What to produce
Pictures do not belong in the copy; transcribe everything else in the records exactly.

START Records supplied

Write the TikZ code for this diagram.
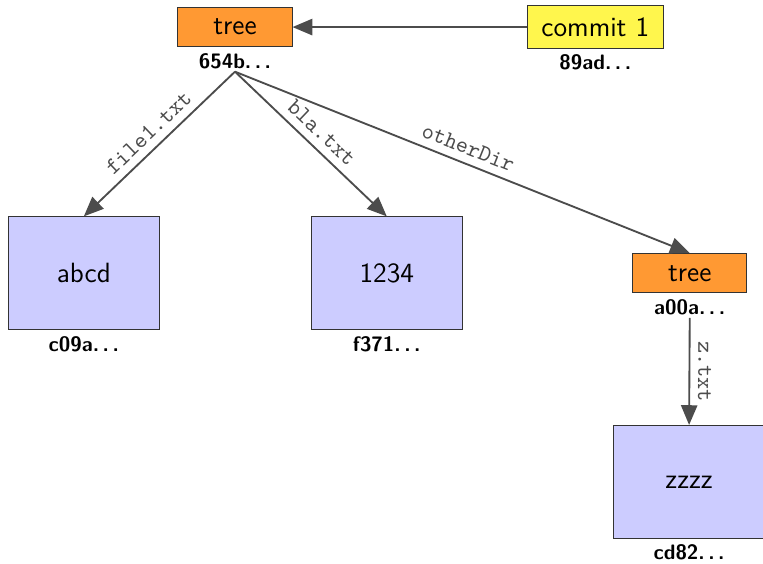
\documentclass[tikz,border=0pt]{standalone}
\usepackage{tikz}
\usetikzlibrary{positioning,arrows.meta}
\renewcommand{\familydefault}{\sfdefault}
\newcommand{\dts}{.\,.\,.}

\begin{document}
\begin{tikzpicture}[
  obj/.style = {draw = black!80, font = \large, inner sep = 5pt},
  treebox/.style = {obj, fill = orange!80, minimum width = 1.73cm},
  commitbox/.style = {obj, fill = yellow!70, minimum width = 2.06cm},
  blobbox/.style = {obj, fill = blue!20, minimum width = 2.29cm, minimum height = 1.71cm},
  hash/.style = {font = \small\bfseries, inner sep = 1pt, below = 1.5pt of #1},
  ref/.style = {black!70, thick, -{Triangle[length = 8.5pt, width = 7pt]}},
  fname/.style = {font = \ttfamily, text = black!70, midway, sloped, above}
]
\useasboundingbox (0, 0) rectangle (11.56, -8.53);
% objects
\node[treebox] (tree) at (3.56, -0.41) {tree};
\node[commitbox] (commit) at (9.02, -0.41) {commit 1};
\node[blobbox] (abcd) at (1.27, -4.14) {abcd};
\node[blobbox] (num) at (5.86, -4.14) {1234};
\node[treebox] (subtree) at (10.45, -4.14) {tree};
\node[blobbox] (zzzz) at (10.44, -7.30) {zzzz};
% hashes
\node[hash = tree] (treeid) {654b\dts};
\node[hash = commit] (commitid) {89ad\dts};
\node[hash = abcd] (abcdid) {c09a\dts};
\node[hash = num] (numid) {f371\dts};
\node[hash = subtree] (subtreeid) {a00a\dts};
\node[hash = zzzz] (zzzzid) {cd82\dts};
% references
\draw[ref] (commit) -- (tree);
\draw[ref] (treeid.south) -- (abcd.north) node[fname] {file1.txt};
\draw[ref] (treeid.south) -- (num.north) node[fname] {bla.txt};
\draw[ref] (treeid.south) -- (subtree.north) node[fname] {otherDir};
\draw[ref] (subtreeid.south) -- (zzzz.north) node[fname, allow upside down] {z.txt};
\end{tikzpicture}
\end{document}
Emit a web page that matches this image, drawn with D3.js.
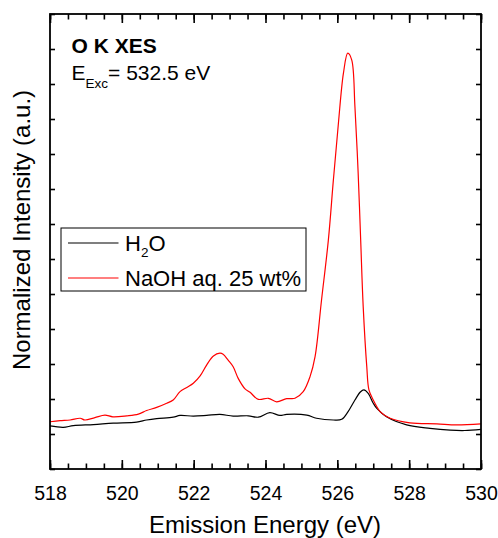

END Records supplied

Exercise result
Write the TikZ code for this diagram.
\documentclass[tikz,border=0pt]{standalone}
\usepackage{tikz}
\usetikzlibrary{positioning,arrows.meta}
\renewcommand{\familydefault}{\sfdefault}
\newcommand{\dts}{.\,.\,.}

\begin{document}
\begin{tikzpicture}[
  obj/.style = {draw = black!80, font = \large, inner sep = 5pt},
  treebox/.style = {obj, fill = orange!80, minimum width = 1.73cm},
  commitbox/.style = {obj, fill = yellow!70, minimum width = 2.06cm},
  blobbox/.style = {obj, fill = blue!20, minimum width = 2.29cm, minimum height = 1.71cm},
  hash/.style = {font = \small\bfseries, inner sep = 1pt, below = 1.5pt of #1},
  ref/.style = {black!70, thick, -{Triangle[length = 8.5pt, width = 7pt]}},
  fname/.style = {font = \ttfamily, text = black!70, midway, sloped, above}
]
\useasboundingbox (0, 0) rectangle (11.56, -8.53);
% objects
\node[treebox] (tree) at (3.56, -0.41) {tree};
\node[commitbox] (commit) at (9.02, -0.41) {commit 1};
\node[blobbox] (abcd) at (1.27, -4.14) {abcd};
\node[blobbox] (num) at (5.86, -4.14) {1234};
\node[treebox] (subtree) at (10.45, -4.14) {tree};
\node[blobbox] (zzzz) at (10.44, -7.30) {zzzz};
% hashes
\node[hash = tree] (treeid) {654b\dts};
\node[hash = commit] (commitid) {89ad\dts};
\node[hash = abcd] (abcdid) {c09a\dts};
\node[hash = num] (numid) {f371\dts};
\node[hash = subtree] (subtreeid) {a00a\dts};
\node[hash = zzzz] (zzzzid) {cd82\dts};
% references
\draw[ref] (commit) -- (tree);
\draw[ref] (treeid.south) -- (abcd.north) node[fname] {file1.txt};
\draw[ref] (treeid.south) -- (num.north) node[fname] {bla.txt};
\draw[ref] (treeid.south) -- (subtree.north) node[fname] {otherDir};
\draw[ref] (subtreeid.south) -- (zzzz.north) node[fname, allow upside down] {z.txt};
\end{tikzpicture}
\end{document}
Emit a web page that matches this image, drawn with D3.js.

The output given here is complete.